Perempuan yang saya cintai itu lantas pergi. Mungkin kami tak pernah berjodoh. Mungkin juga tak semestinya berjodoh. Mungkin juga bukan nasib kami untuk berjodoh. Seperti pemabuk yang keras kepala, ribuan orang yang mendengarkan Is, juga Payung teduh, kami memelihara harapan. Bahwa mungkin saja nasib yang paling tengik, yang paling sial, akan berakhir dan pertemuan yang diakhiri ini akan kembali menemukan jalan pulang.

Payung Teduh menjadi latar cerita bagi banyak perpisahan. Mereka yang tak lagi menemukan alasan mempertahankan hubungan. Angin yang tak lagi jadi pujaan hujan. Mereka yang resah di ujung malam. Mereka yang tak bisa menjaga janji untuk tak berpisah selamanya. Hubungan yang tak bisa diselamatkan. Mereka berterima kasih kepada Payung Teduh, kepada Is, atas kesempatan untuk jatuh cinta untuk kemudian tak lagi bersama. Sesuatu yang tak bisa dijelaskan. Seperti tak sempat digambarkan oleh kata ketika kita memutuskan berpisah.

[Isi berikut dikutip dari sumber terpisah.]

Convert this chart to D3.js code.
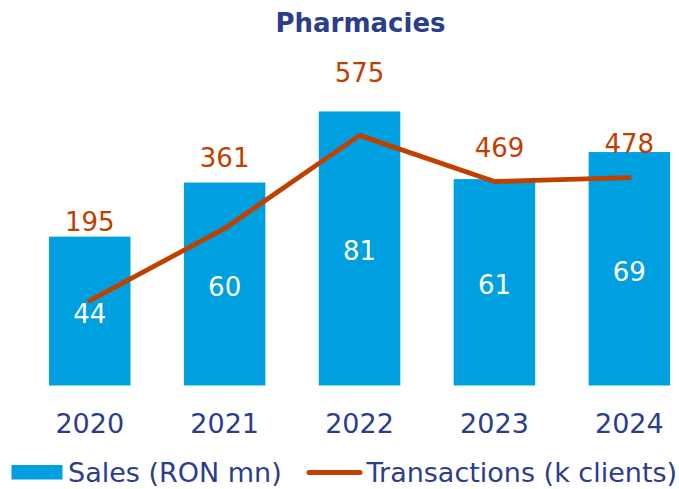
<!DOCTYPE html>
<html>
<head>
<meta charset="utf-8">
<script src="https://d3js.org/d3.v7.min.js"></script>
<style>
  body { margin: 0; background: #fff; }
  text { font-family: "DejaVu Sans", Verdana, sans-serif; }
</style>
</head>
<body>
<div id="chart"></div>
<script>
// chart data
const years = ["2020", "2021", "2022", "2023", "2024"];
const sales = [44, 60, 81, 61, 69];              // Sales (RON mn) - bars
const transactions = [195, 361, 575, 469, 478];  // Transactions (k clients) - line

// hand placed label offsets above bar top (as in the source slide)
const labelLift = [6, 16, 29, 22, -1];

const width = 679, height = 489;
const blue = "#009fdf", orange = "#c04000", navy = "#2b3d8c";

const svg = d3.select("#chart")
    .append("svg")
    .attr("width", width)
    .attr("height", height);

const x = d3.scaleBand()
    .domain(years)
    .range([22.3, 696.8])
    .paddingInner(0.396)
    .paddingOuter(0.198);

const yBar = d3.scaleLinear().domain([0, 90]).range([385.5, 81]);
const yLine = d3.scaleLinear().domain([0, 700]).range([385.5, 81]);

// title
svg.append("text")
    .attr("x", 360.5)
    .attr("y", 31.5)
    .attr("text-anchor", "middle")
    .style("font-size", "26px")
    .style("font-weight", "bold")
    .style("fill", navy)
    .text("Pharmacies");

// bars
svg.append("g")
    .selectAll("rect")
    .data(sales)
    .enter()
    .append("rect")
    .attr("x", (d, i) => x(years[i]))
    .attr("y", d => yBar(d))
    .attr("width", x.bandwidth())
    .attr("height", d => yBar(0) - yBar(d))
    .style("fill", blue);

// white values inside bars
svg.append("g")
    .selectAll("text")
    .data(sales)
    .enter()
    .append("text")
    .attr("x", (d, i) => x(years[i]) + x.bandwidth() / 2)
    .attr("y", d => (yBar(d) + yBar(0)) / 2 + 12)
    .attr("text-anchor", "middle")
    .style("font-size", "26px")
    .style("fill", "#fff")
    .text(d => d);

// transactions line
const line = d3.line()
    .x((d, i) => x(years[i]) + x.bandwidth() / 2)
    .y(d => yLine(d));

svg.append("path")
    .datum(transactions)
    .attr("d", line)
    .style("fill", "none")
    .style("stroke", orange)
    .style("stroke-width", 4.8)
    .style("stroke-linecap", "round")
    .style("stroke-linejoin", "round");

// transaction values above bars
svg.append("g")
    .selectAll("text")
    .data(transactions)
    .enter()
    .append("text")
    .attr("x", (d, i) => x(years[i]) + x.bandwidth() / 2 + (i === 3 ? 5 : 0))
    .attr("y", (d, i) => yBar(sales[i]) - labelLift[i])
    .attr("text-anchor", "middle")
    .style("font-size", "26px")
    .style("fill", orange)
    .text(d => d);

// x axis labels
const xAxis = svg.append("g")
    .attr("transform", "translate(0,385.5)")
    .call(d3.axisBottom(x).tickSize(0).tickPadding(0));
xAxis.select(".domain").remove();
xAxis.selectAll("text")
    .attr("y", 47)
    .attr("dy", null)
    .style("font-family", "'DejaVu Sans', Verdana, sans-serif")
    .style("font-size", "27px")
    .style("fill", navy);

// legend
const legend = svg.append("g");
legend.append("rect")
    .attr("x", 11.5).attr("y", 465)
    .attr("width", 51).attr("height", 14.5)
    .style("fill", blue);
legend.append("text")
    .attr("x", 68).attr("y", 481.5)
    .style("font-size", "27px")
    .style("fill", navy)
    .text("Sales (RON mn)");
legend.append("line")
    .attr("x1", 309).attr("x2", 360)
    .attr("y1", 472.5).attr("y2", 472.5)
    .style("stroke", orange)
    .style("stroke-width", 5)
    .style("stroke-linecap", "round");
legend.append("text")
    .attr("x", 366.5).attr("y", 481.5)
    .style("font-size", "27px")
    .style("fill", navy)
    .text("Transactions (k clients)");
</script>
</body>
</html>
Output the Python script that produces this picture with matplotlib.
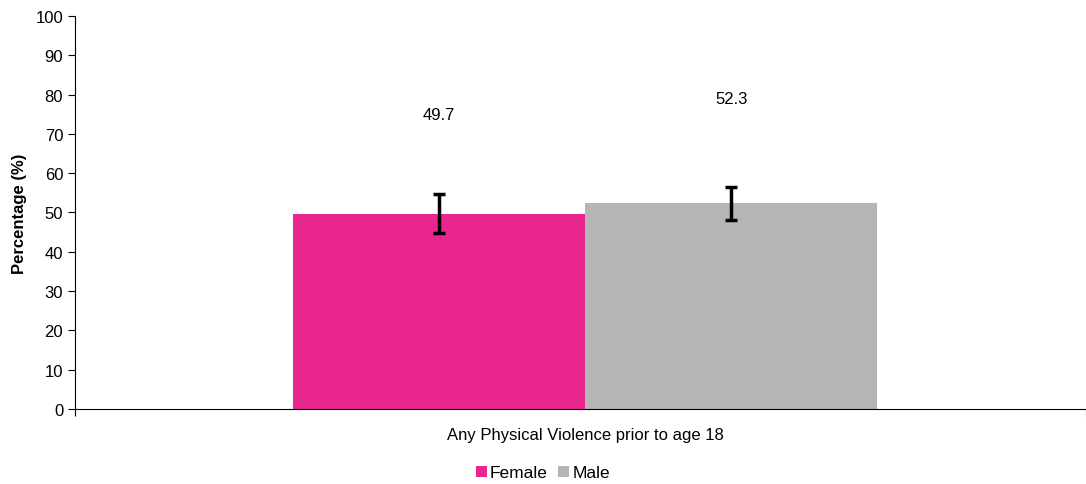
import matplotlib.pyplot as plt

plt.rcParams['font.family'] = ['Liberation Sans', 'DejaVu Sans']

category = 'Any Physical Violence prior to age 18'
groups = ['Female', 'Male']
values = [49.7, 52.3]
ci_low = [44.7, 48.1]
ci_high = [54.7, 56.4]
colors = ['#E9268E', '#B5B5B5']

fig = plt.figure(figsize=(10.86, 4.85), dpi=100)
ax = fig.add_axes([0.069, 0.155, 0.931, 0.81])

width = 0.289
center = 0.0045
offsets = [center - width / 2, center + width / 2]
for g, v, lo, hi, c, off in zip(groups, values, ci_low, ci_high, colors, offsets):
    ax.bar(off, v, width=width, color=c, label=g, zorder=2)
    ax.errorbar(off, v, yerr=[[v - lo], [hi - v]], fmt='none', ecolor='black',
                elinewidth=2.5, capsize=4, capthick=2.5, zorder=3)
    # value labels sit well above the bars
    ax.text(off, v * 1.51, f'{v:.1f}', ha='center', va='center', fontsize=12)

ax.set_xlim(-0.5, 0.5)
ax.set_ylim(0, 100)
ax.set_yticks(range(0, 101, 10))
ax.set_xticks([-0.5, 0.5])
ax.set_xticklabels(['', ''])
ax.tick_params(axis='x', length=5, direction='out')
ax.tick_params(axis='y', length=5, direction='out', labelsize=12)
ax.text(center, -0.045, category, transform=ax.get_xaxis_transform(),
        ha='center', va='top', fontsize=12)
ax.set_ylabel('Percentage (%)', fontsize=12, fontweight='bold', labelpad=6)

for s in ['top', 'right']:
    ax.spines[s].set_visible(False)

fig.legend(loc='lower center', bbox_to_anchor=(0.5, -0.025), ncol=2, frameon=False,
           fontsize=12.5, handlelength=0.6, handleheight=0.6, handletextpad=0.2,
           columnspacing=0.6)

fig.savefig('out.png', dpi=100)
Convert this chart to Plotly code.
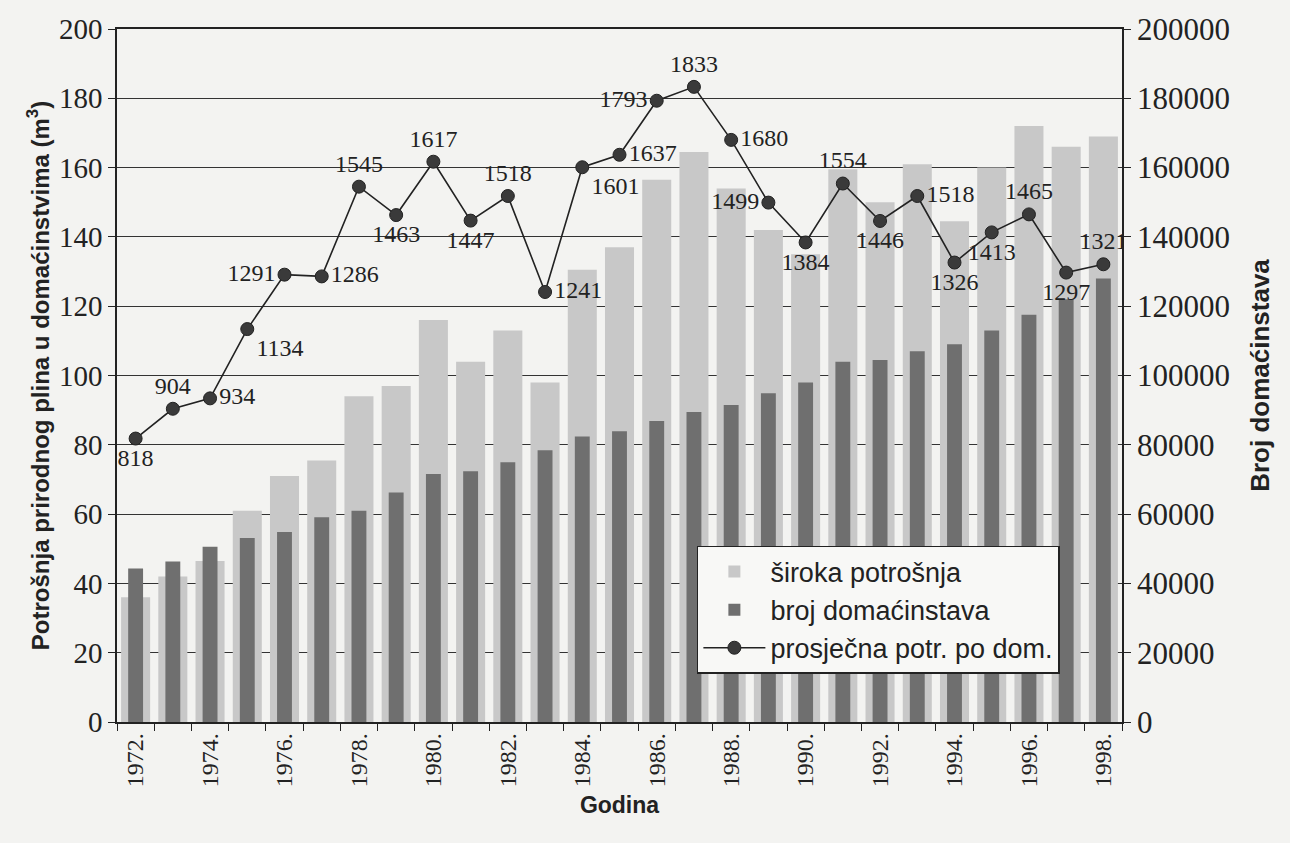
import plotly.graph_objects as go

# godine
godine = list(range(1972, 1999))

# siroka potrosnja (lijeva os)
siroka_potrosnja = [36, 42, 46.5, 61, 71, 75.5, 94, 97, 116, 104, 113, 98,
                    130.5, 137, 156.5, 164.5, 154, 142, 135, 159.5, 150, 161,
                    144.5, 160, 172, 166, 169]

# broj domacinstava (desna os)
broj_domacinstava = [44300, 46300, 50600, 53100, 54800, 59100, 61000, 66200,
                     71600, 72400, 75000, 78400, 82400, 83900, 86900, 89500,
                     91500, 94900, 98000, 104000, 104500, 107000, 109000,
                     113000, 117500, 122000, 128000]

# prosjecna potrosnja po domacinstvu
prosjek = [818, 904, 934, 1134, 1291, 1286, 1545, 1463, 1617, 1447, 1518, 1241,
           1601, 1637, 1793, 1833, 1680, 1499, 1384, 1554, 1446, 1518, 1326,
           1413, 1465, 1297, 1321]

pozicije = ["bottom center", "top center", "middle right", "bottom right",
            "middle left", "middle right", "top center", "bottom center",
            "top center", "bottom center", "top center", "middle right",
            "bottom right", "middle right", "middle left", "top center",
            "middle right", "middle left", "bottom center", "top center",
            "bottom center", "middle right", "bottom center", "bottom center",
            "top center", "bottom center", "top center"]

oznake_x = [g for g in godine if g % 2 == 0]
tekst_x = [f"{g}." for g in oznake_x]

serif = "Liberation Serif"
sans = "Liberation Sans"
pozadina = "#f3f3f1"

fig = go.Figure()

fig.add_trace(go.Bar(x=godine, y=siroka_potrosnja, name="široka potrošnja",
                     marker=dict(color="#c8c8c8", line=dict(width=0)),
                     width=0.78, yaxis="y", legendgroup="a"))
fig.add_trace(go.Bar(x=godine, y=broj_domacinstava, name="broj domaćinstava",
                     marker=dict(color="#6f6f6f", line=dict(width=0)),
                     width=0.4, yaxis="y2", legendgroup="b"))
fig.add_trace(go.Scatter(x=godine, y=[p / 10 for p in prosjek],
                         name="prosječna potr. po dom.",
                         mode="lines+markers+text",
                         text=[str(p) for p in prosjek], textposition=pozicije,
                         textfont=dict(family=serif, size=24, color="#222"),
                         line=dict(color="#222", width=1.6),
                         marker=dict(size=13, color="#3a3a3a",
                                     line=dict(color="#222", width=1)),
                         yaxis="y3", legendgroup="c"))

fig.update_layout(
    width=1290, height=843,
    margin=dict(l=117, r=168, t=18, b=121),
    paper_bgcolor=pozadina, plot_bgcolor=pozadina,
    barmode="overlay",
    showlegend=True,
    legend=dict(x=0.577, y=0.254, xanchor="left", yanchor="top",
                bgcolor="#f8f8f6", bordercolor="#222", borderwidth=1.5,
                font=dict(family=sans, size=27, color="#222"),
                traceorder="normal", tracegroupgap=11, itemwidth=62),
    xaxis=dict(range=[1971.5, 1998.5], tickvals=oznake_x, ticktext=tekst_x,
               tickangle=-90, ticks="",
               tickfont=dict(family=serif, size=24, color="#222"),
               minor=dict(ticks="outside", tick0=1971.5, dtick=1, ticklen=7,
                          tickcolor="#222", showgrid=False),
               showline=True, linecolor="#222", linewidth=1.5, mirror=True,
               showgrid=False, zeroline=False,
               title=dict(text="<b>Godina</b>", standoff=11,
                          font=dict(family=sans, size=23, color="#222"))),
    yaxis=dict(range=[0, 200], dtick=20, ticks="outside", ticklen=7,
               tickcolor="#222",
               tickfont=dict(family=serif, size=29, color="#222"),
               showgrid=True, gridcolor="#333", gridwidth=1.2,
               showline=True, linecolor="#222", linewidth=1.5,
               zeroline=False,
               title=dict(text="<b>Potrošnja prirodnog plina u domaćinstvima (m<sup>3</sup>)</b>",
                          standoff=3,
                          font=dict(family=sans, size=24, color="#222"))),
    yaxis2=dict(range=[0, 200000], dtick=20000, overlaying="y", side="right",
                tickformat="d",
                ticks="outside", ticklen=7, tickcolor="#222",
                tickfont=dict(family=serif, size=31, color="#222"),
                showgrid=False, showline=True, linecolor="#222", linewidth=1.5,
                zeroline=False,
                title=dict(text="<b>Broj domaćinstava</b>", standoff=22,
                           font=dict(family=sans, size=26, color="#222"))),
    yaxis3=dict(range=[0, 200], overlaying="y", visible=False),
)

fig.write_html("out.html", config={"displayModeBar": False},
               post_script="document.body.style.margin='0';"
                           "document.body.style.background='%s';" % pozadina)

Kelak, saat kita sudah jauh lebih tua, ketika umur sudah bertambah, kita akan menertawakan diri sendiri. Merelakan perpisahaan, mensyukuri pertemuan, dan juga memahami mengapa Is harus pergi dari Payung Teduh, seperti juga mereka yang tak bisa kita rawat selamanya. Kelak kita akan memahami apa makna kepergian. Seperti yang dilakukan sang pujaan yang tak juga datang. Angin berhembus bercabang. Rindu berbuah lara.

Bertahun kemudian, setelah perpisahaan dengan perempuan itu terjadi, saya masih berterima kasih pada Is. Pada Payung Teduh. Mungkin perpisahaan itu menyakitkan, membuat saya demikian menderita, tak bisa berfungsi normal, tapi pertemuan itu yang membuat saya jadi manusia. Lagu, syair, dan irama yang saya dengar di tepi danau Universitas Indonesia masih saya ingat. Juga segala detil di sekitarnya. Sampai hari ini saya masih ingin berdua dengan perempuan itu, di antara daun gugur, tapi saat ini saya hanya bisa melihatnya jauh.

Perpisahan itu menyebalkan, Is. Tapi, terima kasih.